Former Dev Gives Gloomy Outlook On Linux Support For the Opera Browser 181
An anonymous reader writes: "It doesn't take a Columbo to figure out that the 'previous employer, a small browser vendor that decided to abandon its own rendering engine and browser stack' is referring to Opera in this comment answering the question 'Do you actually use the product you are working on?' It appears to originate from Andreas Tolfsen, a former Opera developer who is now part of the Mozilla project. From releasing a unified architecture browser including Linux support since 2001, Opera decided to put Linux development on indefinite hold, communicated through blog comments, and focus on Windows and Mac for their browser rewrite centered around the Blink engine that had its first beta release last spring. The promise to bring back the Linux version in due time was met with growing skepticism as the months went by, and clear answers have been avoided in the developer blog. The uncertainty has spawned user projects such as Otter browser in an attempt to recreate the Opera UI in a free application. Tolfsen's statement seem to be in line with what users have suspected all along: Opera for Linux is not something for the near future."

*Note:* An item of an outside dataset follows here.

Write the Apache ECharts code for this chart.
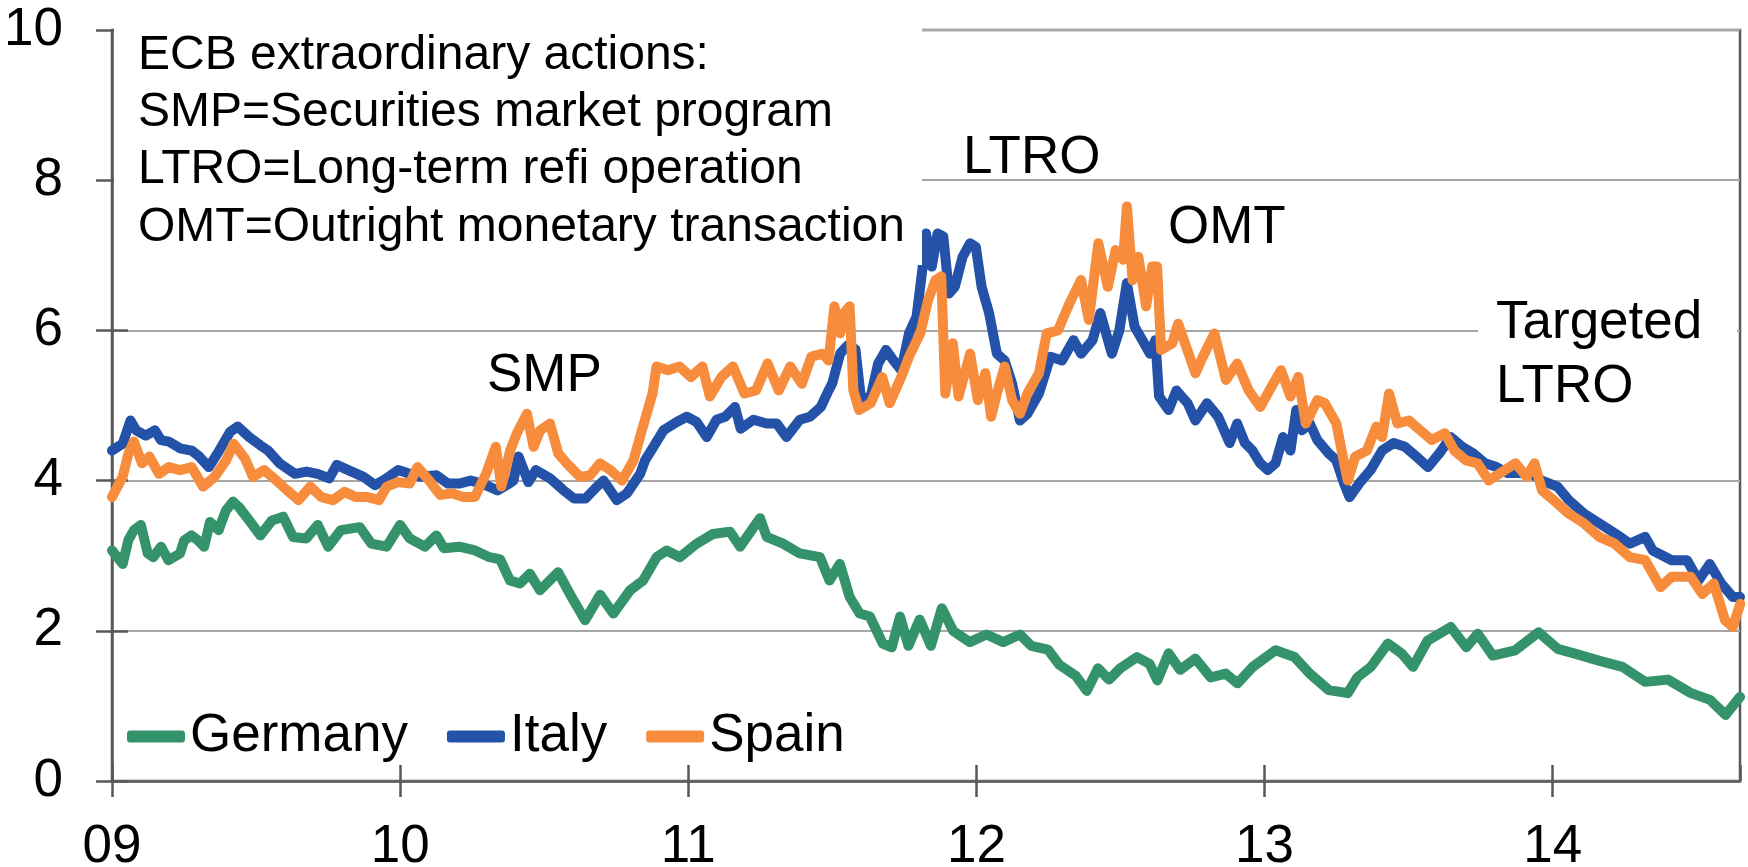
<!DOCTYPE html>
<html>
<head>
<meta charset="utf-8">
<script src="https://cdn.jsdelivr.net/npm/echarts@6/dist/echarts.min.js"></script>
<style>html,body{margin:0;padding:0;background:#fff;}#c{width:1748px;height:867px;}</style>
</head>
<body>
<div id="c"></div>
<script>
// x = decimal year, y = 10-year government bond yield (%)
const germany = [[2009.000,3.07],[2009.037,2.89],[2009.057,3.21],[2009.076,3.34],[2009.100,3.41],[2009.124,3.03],[2009.143,2.98],[2009.170,3.12],[2009.196,2.94],[2009.236,3.03],[2009.250,3.20],[2009.276,3.27],[2009.300,3.20],[2009.320,3.12],[2009.340,3.45],[2009.370,3.34],[2009.395,3.60],[2009.420,3.72],[2009.440,3.65],[2009.476,3.47],[2009.515,3.27],[2009.555,3.47],[2009.594,3.52],[2009.628,3.25],[2009.674,3.23],[2009.714,3.41],[2009.750,3.12],[2009.794,3.34],[2009.860,3.38],[2009.900,3.16],[2009.953,3.12],[2010.000,3.41],[2010.033,3.23],[2010.086,3.12],[2010.126,3.27],[2010.152,3.10],[2010.205,3.12],[2010.260,3.07],[2010.310,2.98],[2010.347,2.95],[2010.381,2.67],[2010.416,2.63],[2010.450,2.76],[2010.485,2.54],[2010.548,2.78],[2010.595,2.45],[2010.642,2.14],[2010.694,2.48],[2010.740,2.23],[2010.798,2.54],[2010.843,2.67],[2010.890,2.98],[2010.925,3.07],[2010.971,2.98],[2011.029,3.16],[2011.086,3.29],[2011.145,3.32],[2011.180,3.12],[2011.249,3.50],[2011.272,3.25],[2011.329,3.16],[2011.387,3.03],[2011.457,2.98],[2011.490,2.67],[2011.526,2.89],[2011.560,2.45],[2011.595,2.23],[2011.630,2.19],[2011.675,1.83],[2011.706,1.78],[2011.735,2.19],[2011.764,1.80],[2011.803,2.15],[2011.842,1.80],[2011.880,2.30],[2011.919,2.00],[2011.977,1.85],[2012.035,1.95],[2012.093,1.85],[2012.151,1.95],[2012.190,1.80],[2012.248,1.75],[2012.287,1.55],[2012.345,1.40],[2012.383,1.20],[2012.422,1.50],[2012.460,1.35],[2012.499,1.50],[2012.557,1.65],[2012.601,1.56],[2012.628,1.34],[2012.667,1.70],[2012.707,1.48],[2012.760,1.63],[2012.813,1.38],[2012.865,1.43],[2012.906,1.30],[2012.959,1.52],[2013.038,1.74],[2013.104,1.65],[2013.157,1.43],[2013.223,1.21],[2013.289,1.17],[2013.322,1.38],[2013.369,1.52],[2013.428,1.83],[2013.475,1.70],[2013.515,1.52],[2013.566,1.87],[2013.646,2.05],[2013.700,1.78],[2013.740,1.96],[2013.792,1.67],[2013.870,1.74],[2013.951,1.98],[2014.017,1.76],[2014.083,1.69],[2014.163,1.60],[2014.242,1.52],[2014.321,1.32],[2014.400,1.35],[2014.480,1.17],[2014.546,1.08],[2014.600,0.88],[2014.650,1.12]];

const italy = [[2009.000,4.40],[2009.037,4.49],[2009.064,4.80],[2009.084,4.67],[2009.117,4.60],[2009.149,4.67],[2009.170,4.54],[2009.197,4.52],[2009.236,4.43],[2009.276,4.40],[2009.303,4.32],[2009.336,4.18],[2009.369,4.38],[2009.410,4.65],[2009.436,4.72],[2009.476,4.58],[2009.515,4.47],[2009.542,4.40],[2009.582,4.23],[2009.635,4.09],[2009.675,4.12],[2009.714,4.09],[2009.754,4.03],[2009.780,4.21],[2009.820,4.14],[2009.873,4.05],[2009.913,3.94],[2009.953,4.03],[2009.993,4.14],[2010.033,4.09],[2010.073,4.05],[2010.126,4.07],[2010.166,3.96],[2010.205,3.96],[2010.245,4.00],[2010.285,3.96],[2010.338,3.87],[2010.378,3.96],[2010.393,4.00],[2010.411,4.32],[2010.445,3.98],[2010.471,4.14],[2010.520,4.03],[2010.567,3.87],[2010.604,3.76],[2010.643,3.76],[2010.683,3.92],[2010.706,4.00],[2010.752,3.74],[2010.787,3.83],[2010.833,4.09],[2010.850,4.27],[2010.879,4.45],[2010.914,4.67],[2010.960,4.78],[2010.995,4.85],[2011.029,4.78],[2011.064,4.58],[2011.098,4.81],[2011.128,4.85],[2011.162,4.98],[2011.182,4.69],[2011.226,4.81],[2011.272,4.76],[2011.307,4.76],[2011.341,4.58],[2011.387,4.81],[2011.422,4.85],[2011.460,4.98],[2011.487,5.20],[2011.500,5.30],[2011.527,5.69],[2011.553,5.80],[2011.580,5.75],[2011.600,5.07],[2011.633,5.12],[2011.659,5.56],[2011.686,5.74],[2011.712,5.60],[2011.739,5.47],[2011.766,5.96],[2011.792,6.18],[2011.812,6.80],[2011.825,7.29],[2011.845,6.85],[2011.865,7.29],[2011.885,7.25],[2011.905,6.49],[2011.925,6.58],[2011.952,6.98],[2011.978,7.16],[2011.998,7.11],[2012.018,6.58],[2012.044,6.23],[2012.071,5.69],[2012.098,5.60],[2012.124,5.29],[2012.151,4.80],[2012.177,4.89],[2012.217,5.16],[2012.257,5.65],[2012.297,5.60],[2012.337,5.87],[2012.363,5.69],[2012.403,5.87],[2012.430,6.23],[2012.470,5.69],[2012.496,6.00],[2012.522,6.63],[2012.549,6.05],[2012.576,5.87],[2012.602,5.69],[2012.621,5.87],[2012.634,5.12],[2012.667,4.94],[2012.694,5.20],[2012.733,5.03],[2012.760,4.80],[2012.800,5.03],[2012.839,4.85],[2012.879,4.50],[2012.905,4.76],[2012.932,4.50],[2012.958,4.40],[2012.985,4.23],[2013.011,4.14],[2013.038,4.23],[2013.064,4.58],[2013.090,4.40],[2013.110,4.94],[2013.130,4.67],[2013.157,4.76],[2013.183,4.54],[2013.223,4.36],[2013.249,4.27],[2013.276,3.96],[2013.295,3.78],[2013.328,3.96],[2013.368,4.14],[2013.408,4.40],[2013.448,4.50],[2013.487,4.45],[2013.527,4.32],[2013.567,4.18],[2013.606,4.36],[2013.646,4.58],[2013.686,4.45],[2013.725,4.36],[2013.765,4.23],[2013.805,4.18],[2013.844,4.10],[2013.884,4.10],[2013.924,4.10],[2013.963,4.00],[2014.016,3.92],[2014.056,3.74],[2014.109,3.56],[2014.162,3.43],[2014.215,3.30],[2014.268,3.16],[2014.321,3.25],[2014.347,3.07],[2014.413,2.94],[2014.466,2.94],[2014.506,2.67],[2014.545,2.89],[2014.585,2.63],[2014.625,2.45],[2014.650,2.45]];

const spain = [[2009.000,3.78],[2009.037,4.05],[2009.057,4.36],[2009.076,4.52],[2009.104,4.23],[2009.130,4.32],[2009.163,4.09],[2009.197,4.18],[2009.236,4.14],[2009.276,4.18],[2009.316,3.92],[2009.356,4.05],[2009.396,4.27],[2009.422,4.49],[2009.462,4.29],[2009.489,4.05],[2009.528,4.14],[2009.568,4.01],[2009.608,3.87],[2009.648,3.74],[2009.688,3.92],[2009.727,3.78],[2009.767,3.74],[2009.807,3.85],[2009.847,3.78],[2009.887,3.78],[2009.927,3.74],[2009.953,3.92],[2009.993,3.98],[2010.033,3.96],[2010.060,4.18],[2010.099,4.01],[2010.139,3.81],[2010.180,3.83],[2010.219,3.78],[2010.259,3.78],[2010.298,4.09],[2010.332,4.45],[2010.351,3.92],[2010.382,4.40],[2010.405,4.63],[2010.440,4.89],[2010.463,4.45],[2010.486,4.67],[2010.520,4.76],[2010.549,4.36],[2010.578,4.23],[2010.624,4.05],[2010.659,4.07],[2010.694,4.23],[2010.730,4.14],[2010.770,4.00],[2010.810,4.27],[2010.836,4.63],[2010.876,5.16],[2010.890,5.52],[2010.930,5.47],[2010.969,5.52],[2011.009,5.38],[2011.049,5.52],[2011.075,5.12],[2011.115,5.38],[2011.155,5.52],[2011.195,5.16],[2011.235,5.20],[2011.275,5.56],[2011.314,5.20],[2011.354,5.52],[2011.394,5.29],[2011.427,5.65],[2011.467,5.69],[2011.487,5.60],[2011.507,6.32],[2011.527,5.96],[2011.540,6.23],[2011.560,6.32],[2011.573,5.20],[2011.593,4.94],[2011.633,5.03],[2011.673,5.38],[2011.699,5.03],[2011.739,5.38],[2011.766,5.65],[2011.805,5.96],[2011.832,6.40],[2011.858,6.67],[2011.878,6.72],[2011.892,5.16],[2011.918,5.83],[2011.938,5.12],[2011.978,5.69],[2012.005,5.07],[2012.031,5.43],[2012.051,4.85],[2012.071,5.16],[2012.098,5.52],[2012.124,5.07],[2012.151,4.89],[2012.177,5.16],[2012.217,5.43],[2012.244,5.96],[2012.283,6.00],[2012.323,6.36],[2012.363,6.67],[2012.390,6.14],[2012.423,7.16],[2012.456,6.58],[2012.483,7.07],[2012.509,6.94],[2012.522,7.65],[2012.542,6.67],[2012.562,6.98],[2012.589,6.32],[2012.610,6.85],[2012.627,6.85],[2012.641,5.74],[2012.680,5.83],[2012.700,6.09],[2012.720,5.87],[2012.760,5.43],[2012.786,5.65],[2012.826,5.96],[2012.866,5.34],[2012.905,5.56],[2012.945,5.20],[2012.985,4.98],[2013.024,5.25],[2013.057,5.47],[2013.090,5.12],[2013.117,5.38],[2013.143,4.76],[2013.183,5.07],[2013.209,5.03],[2013.249,4.76],[2013.276,4.23],[2013.289,4.00],[2013.315,4.32],[2013.355,4.40],[2013.388,4.72],[2013.408,4.58],[2013.432,5.16],[2013.461,4.76],[2013.501,4.80],[2013.540,4.67],[2013.580,4.54],[2013.626,4.63],[2013.659,4.40],[2013.699,4.27],[2013.739,4.23],[2013.778,4.00],[2013.818,4.10],[2013.871,4.23],[2013.910,4.05],[2013.937,4.23],[2013.963,3.87],[2014.003,3.74],[2014.056,3.56],[2014.109,3.43],[2014.162,3.25],[2014.215,3.16],[2014.268,2.98],[2014.321,2.94],[2014.374,2.58],[2014.413,2.72],[2014.479,2.72],[2014.519,2.49],[2014.559,2.63],[2014.598,2.14],[2014.625,2.05],[2014.651,2.36]];

const seriesNames = ['Germany', 'Italy', 'Spain'];
const seriesColors = ['#34936a', '#2352a8', '#f68c3c'];
const noteLines = ['ECB extraordinary actions:', 'SMP=Securities market program', 'LTRO=Long-term refi operation', 'OMT=Outright monetary transaction'];
const eventLabels = ['SMP', 'LTRO', 'OMT', 'Targeted', 'LTRO'];

const FONT = '"Liberation Sans", Arial, sans-serif';
const AXIS = '#595959';
const chart = echarts.init(document.getElementById('c'), null, {renderer: 'canvas'});

const xMin = 2009, xMax = 2014.65;
const xLabel = v => (Math.abs(v - Math.round(v)) < 1e-6) ? String(Math.round(v)).slice(2) : '';

const graphic = [
  {type: 'rect', z: 100, shape: {x: 114, y: 27, width: 808, height: 238}, style: {fill: '#fff'}},
  {type: 'rect', z: 100, shape: {x: 1478, y: 300, width: 259, height: 115}, style: {fill: '#fff'}}
];
const noteY = [56, 113, 170, 228];
noteLines.forEach((t, i) => graphic.push({type: 'text', z: 101, style: {text: t, x: 138, y: noteY[i], font: '48px ' + FONT, fill: '#000', align: 'left', verticalAlign: 'middle'}}));
const evPos = [[487, 376], [963, 158], [1168, 228], [1496, 323], [1496, 387]];
eventLabels.forEach((t, i) => graphic.push({type: 'text', z: 101, style: {text: t, x: evPos[i][0], y: evPos[i][1], font: '53px ' + FONT, fill: '#000', align: 'left', verticalAlign: 'middle'}}));

const data = [germany, italy, spain];

chart.setOption({
  animation: false,
  grid: {left: 112, right: 8, top: 30, bottom: 86, show: true, borderColor: AXIS, borderWidth: 2.5, backgroundColor: 'transparent', outerBoundsMode: 'none'},
  legend: {
    left: 127, top: 710, padding: 0, itemWidth: 58, itemHeight: 12, itemGap: 39, icon: 'roundRect',
    textStyle: {fontSize: 53, fontFamily: FONT, color: '#000'},
    data: seriesNames
  },
  xAxis: [
    {type: 'value', min: xMin, max: xMax, interval: 1, position: 'bottom',
     axisLine: {show: true, onZero: false, lineStyle: {color: AXIS, width: 2.5}},
     axisTick: {show: true, inside: false, length: 16, lineStyle: {color: AXIS, width: 2.5}},
     axisLabel: {show: true, margin: 40, formatter: xLabel, fontSize: 53, fontFamily: FONT, color: '#000', showMaxLabel: false},
     splitLine: {show: false}},
    {type: 'value', min: xMin, max: xMax, interval: 1, position: 'bottom',
     axisLine: {show: false},
     axisTick: {show: true, inside: true, length: 16, lineStyle: {color: AXIS, width: 2.5}},
     axisLabel: {show: false}, splitLine: {show: false}}
  ],
  yAxis: [
    {type: 'value', min: 0, max: 10, interval: 2, position: 'left',
     axisLine: {show: true, onZero: false, lineStyle: {color: AXIS, width: 2.5}},
     axisTick: {show: true, inside: false, length: 16, lineStyle: {color: AXIS, width: 2.5}},
     axisLabel: {show: true, margin: 49, fontSize: 53, fontFamily: FONT, color: '#000'},
     splitLine: {show: true, lineStyle: {color: '#a6a6a6', width: 2}}},
    {type: 'value', min: 0, max: 10, interval: 2, position: 'left',
     axisLine: {show: false},
     axisTick: {show: true, inside: true, length: 16, lineStyle: {color: AXIS, width: 2.5}},
     axisLabel: {show: false}, splitLine: {show: false}}
  ],
  graphic: graphic,
  series: seriesNames.map((n, i) => ({
    name: n, type: 'line', xAxisIndex: 0, yAxisIndex: 0, data: data[i],
    showSymbol: false, symbol: 'none', smooth: false, z: 2 + i,
    itemStyle: {color: seriesColors[i]},
    lineStyle: {color: seriesColors[i], width: 10, cap: 'round', join: 'round'},
    emphasis: {disabled: true}
  }))
});
</script>
</body>
</html>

For Those Who Forgot about Opera (Score:5, Informative)
Yup, an epic management coup. (Score:5, Informative)
Yup, this was a glorious coup by company higher-ups.
Grats, Opera management. You managed to kick out a good founder [slashdot.org], kick out a good engine [slashdot.org], and kick out any certainty that you won't be sold out to Facebook [slashdot.org] (Facebook, ffs!). You even made me wonder, between Tolfsen's account and the second engine change (from WebKit to Blink) [slashdot.org], if Google has simply stuffed your ranks with their management just to Elop the place.
ggwp.
Re:Opera is dead. (Score:4, Informative)
It's just a disfunctional Chrome with Opera branding now.
Chrome is just a dysfunctional Webkit, which is just a dysfunctional Khtml....
While losing Presto, which has been around since the early days [wikipedia.org], sucks it's not exactly cheap "me-tooing" the other guys. Besides, one of the reasons for the lack of popularity was the obscure rendering issues occasionally encountered with pages. "Whelp, my banking site just doesn't work, gotta switch browsers" type situations weren't exactly uncommon and arguably speak more about the markup than the engine itself but an end user might not be so understanding. Operas approach makes a lot of sense from a technical standpoint. One could dream about an opensource Presto but with the whole software patent blight I don't see that occurring any time soon.
It died when they abandoned their own codebase.
Seems more like a fork, doesn't it? Feature branch the engine, keep the UI. Granted it's still under heavy development, I'm excited about seeing it mature - I'd like to see how their development tools will be integrated (element inspection and whatnot) since the "old" Opera is known for having many useful features baked in. I'd like to see a webkit with some sweet extensible architecture so we might have Firefox level plugins, see Adblock. I realize this is available now but the effectiveness varies from Chrome to Firefox due to how webkit handles network requests, I'd like to think there is an opportunity here. If development time is ultimately saved as a result, hopefully additional features will once again be the focus instead of reinventing the wheel.